The quick and frank answer to the question, “Can hearing loss be restored?” is no, once hearing is lost, you cannot restore it to how it was.
But notice the “how it was” part of that answer. That’s because, while you can’t go back to the way you used to hear, you can still absolutely treat hearing loss and significantly improve how well you’re currently hearing.
Let us explain.
There are basically two types of hearing loss. One type — conductive hearing loss — happens when sounds are unable to travel through the outer or middle ear due to an obstruction or other issue. Many times, conductive hearing loss can be treated with surgery or medicine.
The most common type of hearing loss — sensorineural hearing loss — occurs when the inner ear or hearing nerve stops working how they should, usually from damage caused by aging or noise. (There’s a third type — mixed hearing loss — but that’s just a combo of the other two.)
While sensorineural hearing loss can’t be corrected medically or surgically, it can almost always be treated and helped with amplification.

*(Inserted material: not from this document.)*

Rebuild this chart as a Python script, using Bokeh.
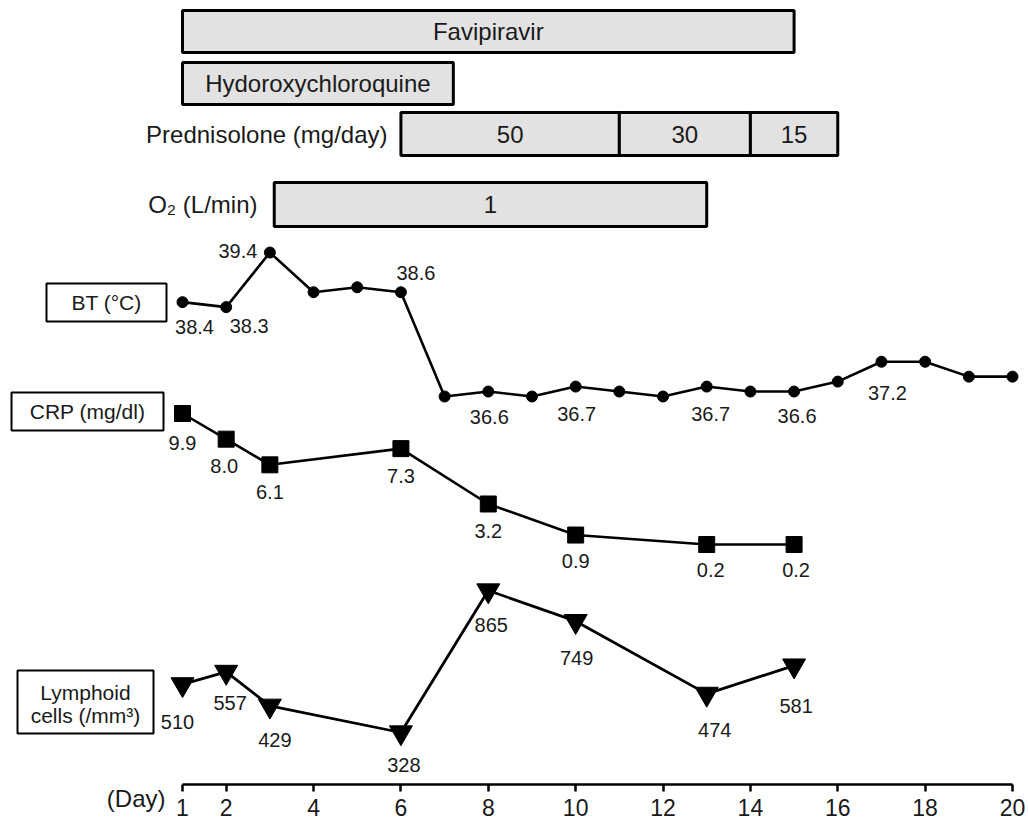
from bokeh.plotting import figure
from bokeh.models import Range1d, LinearAxis, FixedTicker, ColumnDataSource
from bokeh.embed import file_html
from bokeh.resources import INLINE
from bokeh.core.properties import value

# ---------------- data ----------------
bt_days = list(range(1, 21))
bt_vals = [38.4, 38.3, 39.4, 38.6, 38.7, 38.6, 36.5, 36.6, 36.5, 36.7,
           36.6, 36.5, 36.7, 36.6, 36.6, 36.8, 37.2, 37.2, 36.9, 36.9]
bt_label_days = [1, 2, 3, 6, 8, 10, 13, 15, 17]

crp_days = [1, 2, 3, 6, 8, 10, 13, 15]
crp_vals = [9.9, 8.0, 6.1, 7.3, 3.2, 0.9, 0.2, 0.2]

lym_days = [1, 2, 3, 6, 8, 10, 13, 15]
lym_vals = [510, 557, 429, 328, 865, 749, 474, 581]

tick_days = [1, 2, 4, 6, 8, 10, 12, 14, 16, 18, 20]

fav_name = "Favipiravir"
fav_start, fav_end = 1, 15
hcq_name = "Hydoroxychloroquine"
hcq_start, hcq_end = 1, 7.2
pred_start = [6, 11, 14]
pred_end = [11, 14, 16]
pred_dose = ["50", "30", "15"]
o2_start = [3.1]
o2_end = [13]
o2_flow = ["1"]

# ---------------- layout ----------------
FONT = value("Liberation Sans")
TXT = "#1a1a1a"
W, H = 1028, 819
X_LEFT, X_RIGHT = 0, 1028
Y_TOP, Y_BOTTOM = 0, 819
AXIS_Y = 784


def span(a, pa, b, pb, lo, hi):
    k = (b - a) / (pb - pa)
    return a + k * (lo - pa), a + k * (hi - pa)


x0, x1 = span(1, 182, 20, 1012, X_LEFT, X_RIGHT)

p = figure(width=W, height=H, x_range=Range1d(x0, x1), y_range=Range1d(Y_BOTTOM, Y_TOP),
           output_backend="svg", toolbar_location=None, min_border=0,
           x_axis_location=None, y_axis_location=None)
p.grid.visible = False
p.outline_line_color = None
p.background_fill_color = "white"
p.border_fill_color = "white"

p.extra_x_ranges = {"px": Range1d(X_LEFT, X_RIGHT)}
p.extra_y_ranges = {
    "bt": Range1d(*span(39.4, 252, 36.5, 396, Y_BOTTOM, Y_TOP)),
    "crp": Range1d(*span(9.9, 413, 0.2, 544, Y_BOTTOM, Y_TOP)),
    "lym": Range1d(*span(865, 590, 328, 732, Y_BOTTOM, Y_TOP)),
}

ax = LinearAxis(ticker=FixedTicker(ticks=tick_days), bounds=(1, 20), fixed_location=AXIS_Y)
ax.axis_line_width = 2.5
ax.axis_line_color = "black"
ax.major_tick_line_width = 2.5
ax.major_tick_out = 7
ax.major_tick_in = 0
ax.minor_tick_out = 0
ax.minor_tick_in = 0
ax.major_label_text_font = "Liberation Sans"
ax.major_label_text_font_size = "23px"
ax.major_label_text_color = TXT
ax.major_label_standoff = 7
p.add_layout(ax, "below")

# ---------------- treatment bars ----------------
BAR_FILL = "#e2e2e2"
rows = {"fav": (10, 52), "hcq": (62, 104), "pred": (112, 155), "o2": (182, 226)}

bars = ColumnDataSource(dict(
    left=[fav_start, hcq_start] + pred_start + o2_start,
    right=[fav_end, hcq_end] + pred_end + o2_end,
    top=[rows["fav"][0], rows["hcq"][0]] + [rows["pred"][0]] * 3 + [rows["o2"][0]],
    bottom=[rows["fav"][1], rows["hcq"][1]] + [rows["pred"][1]] * 3 + [rows["o2"][1]],
    label=[fav_name, hcq_name] + pred_dose + o2_flow,
))
bars.data["xm"] = [(l + r) / 2 for l, r in zip(bars.data["left"], bars.data["right"])]
bars.data["ym"] = [(t + b) / 2 for t, b in zip(bars.data["top"], bars.data["bottom"])]
p.quad(left="left", right="right", top="top", bottom="bottom", source=bars,
       fill_color=BAR_FILL, line_color="black", line_width=3)
p.text(x="xm", y="ym", text="label", source=bars, text_font=FONT, text_font_size="24px",
       text_align="center", text_baseline="middle", text_color=TXT)

# row labels left of bars
p.text(x=[387, 257], y=[sum(rows["pred"]) / 2, sum(rows["o2"]) / 2],
       text=["Prednisolone (mg/day)", "O\u2082 (L/min)"], x_range_name="px",
       text_font=FONT, text_font_size="24px", text_align="right", text_baseline="middle",
       text_color=TXT)

# ---------------- series label boxes ----------------
p.quad(left=[46, 11, 17], right=[166, 163, 153], top=[283, 392, 670], bottom=[321, 430, 733],
       x_range_name="px", fill_color="white", line_color="black", line_width=2)
p.text(x=[106, 87, 85, 85], y=[302, 411, 692, 715],
       text=["BT (\u00b0C)", "CRP (mg/dl)", "Lymphoid", "cells (/mm\u00b3)"],
       x_range_name="px", text_font=FONT, text_font_size="21px", text_align="center",
       text_baseline="middle", text_color=TXT)

# ---------------- series ----------------
LW = 2.6
# Body temperature
p.line(bt_days, bt_vals, y_range_name="bt", line_color="black", line_width=LW)
p.scatter(bt_days, bt_vals, y_range_name="bt", marker="circle", size=11,
          fill_color="black", line_color="black")
bt_lab = ColumnDataSource(dict(
    x=bt_label_days,
    y=[bt_vals[d - 1] for d in bt_label_days],
    text=[f"{bt_vals[d - 1]:.1f}" for d in bt_label_days],
    dx=[12, 23, -32, 15, 1, 1, 4, 3, 6],
    dy=[25, 19, -2, -19, 25, 27, 27, 24, 31],
))
p.text(x="x", y="y", text="text", x_offset="dx", y_offset="dy", source=bt_lab,
       y_range_name="bt", text_font=FONT, text_font_size="20px", text_align="center",
       text_baseline="middle", text_color=TXT)

# CRP
p.line(crp_days, crp_vals, y_range_name="crp", line_color="black", line_width=LW)
p.scatter(crp_days, crp_vals, y_range_name="crp", marker="square", size=16,
          fill_color="black", line_color="black")
crp_lab = ColumnDataSource(dict(
    x=crp_days, y=crp_vals, text=[f"{v:.1f}" for v in crp_vals],
    dx=[0, -2, 0, 0, 0, 0, 4, 2],
    dy=[29, 27, 27, 27, 27, 26, 25, 25],
))
p.text(x="x", y="y", text="text", x_offset="dx", y_offset="dy", source=crp_lab,
       y_range_name="crp", text_font=FONT, text_font_size="20px", text_align="center",
       text_baseline="middle", text_color=TXT)

# Lymphoid cells
p.line(lym_days, lym_vals, y_range_name="lym", line_color="black", line_width=2.8)
p.scatter(lym_days, lym_vals, y_range_name="lym", marker="inverted_triangle", size=23,
          fill_color="black", line_color="black")
lym_lab = ColumnDataSource(dict(
    x=lym_days, y=lym_vals, text=[str(v) for v in lym_vals],
    dx=[-5, 4, 5, 3, 3, 1, 8, 2],
    dy=[38, 31, 34, 32, 34, 37, 36, 40],
))
p.text(x="x", y="y", text="text", x_offset="dx", y_offset="dy", source=lym_lab,
       y_range_name="lym", text_font=FONT, text_font_size="20px", text_align="center",
       text_baseline="middle", text_color=TXT)

# axis caption
p.text(x=[165], y=[798], x_range_name="px", text=["(Day)"], text_font=FONT,
       text_font_size="24px", text_align="right", text_baseline="middle", text_color=TXT)

open("out.html", "w").write(file_html(p, INLINE))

Hearing aids can improve lost hearing
Hearing aids have been the go-to way we amplify sounds for people with hearing loss for the last 100 or so years. Back then, of course, they just amplified everything — which did not help their reputation. Even today, personal sound amplification devices (PSAPs) and hearing amplifiers you can buy online or at drug stores operate similarly — just raising the volume on everything.
But today’s best hearing aids are a different story altogether. Thanks to a lot of technical underneath-the-hood stuff, they’re able to distinguish between signals/sounds of interest — like voices and speech — and “noise” that just makes listening hard and uncomfortable. Then they can instantly and automatically amplify those sounds you want to hear, while suppressing the ones you don’t. They’re that smart.
In the hands of an experience hearing professional, they become even smarter — because that hearing professional is able to fine tune them to help with the specific frequencies, intensity levels and environments you struggle with, not unlike how eyeglass prescriptions are tailored to your vision.